If you prefer to use this method, use the tab titled “Simpler Leads”, it does this already.
(2) You can input your clicks per month and conversion rate – This gives you a little more granularity. You can input the clicks per month and the average landing page conversion rate and the calculator will compute the leads per month (clicks * conversion rate). It will also calculate the CPC just for your reference.
(Note: Alternatively, you could change the formulas yourself to input a cost per click and have the calculator tell you the clicks per month you’ll get with the monthly ad spend you set in the costs section above.)
Inbound leads are hard to generalize. They come from a variety of sources and forms on your site: Organic traffic to your marketing site, to blog articles (organic, referral), through social channels, form submissions on your homepage, form submissions on your “work with us” or “request a demo”, or any other lead generation page – the list goes on.
Thus we decided it was most useful to keep this section simple:
You can compute your inbound leads in 2 ways:
(1) You can just enter the total inbound leads you get per month – If you aren’t tracking conversion rates on your marketing site or your blog than this is best.
(2) You can enter your average monthly traffic and conversion rate – This gives you one added level of granularity.

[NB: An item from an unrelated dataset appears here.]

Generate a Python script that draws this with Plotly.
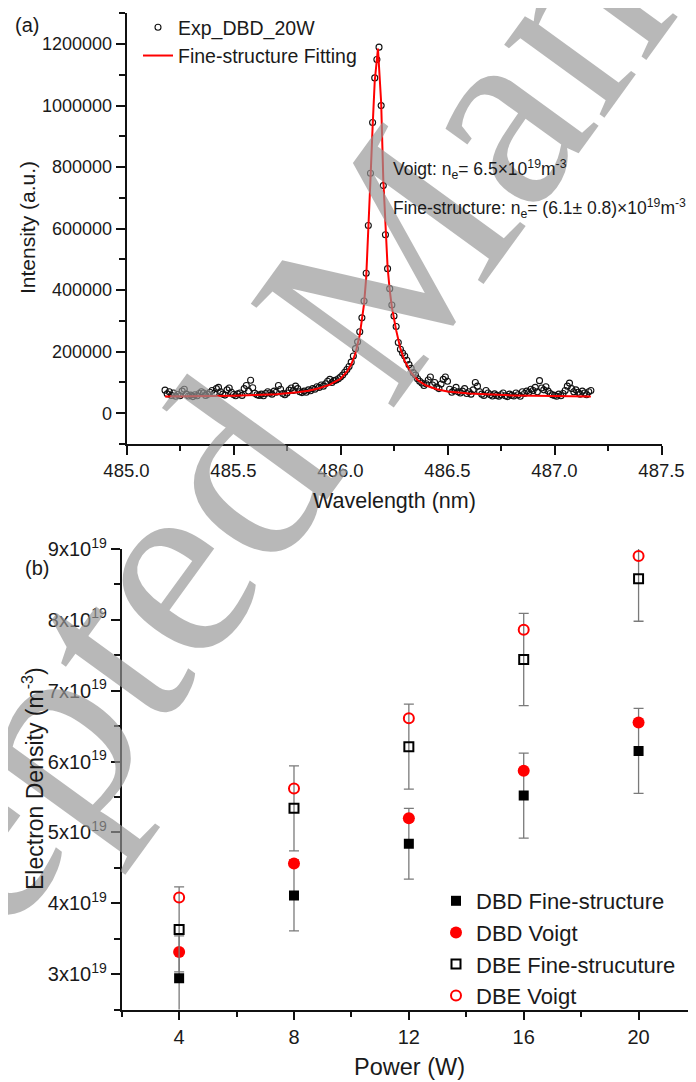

We’ve found that the 2nd route (how the calculator is built by default) is best for teams looking to see how improving traffic or conversion rates would help CPL.
For example, if you invested in SEO and grew traffic another 10,000 visitors, but kept conversion rate the same, how would that affect your CPL?
Results: Computing Costs Per Lead by Channel
Once you’ve customized the costs and leads sections scroll to the top to see your costs per lead.
The calculator shows 3 costs per lead: paid, inbound, and blended. Showing costs per lead by channel is extremely useful to let you and your team see what channel is performing better.
Also, having the Cost Per Lead Calculator in spreadsheet form lets you go back and play with values to see how this would affect the relative CPLs between the two channels. Finally, you can easily save different scenarios by either copying COLUMN B or copying the entire sheet into new tabs and give each tab a unique name.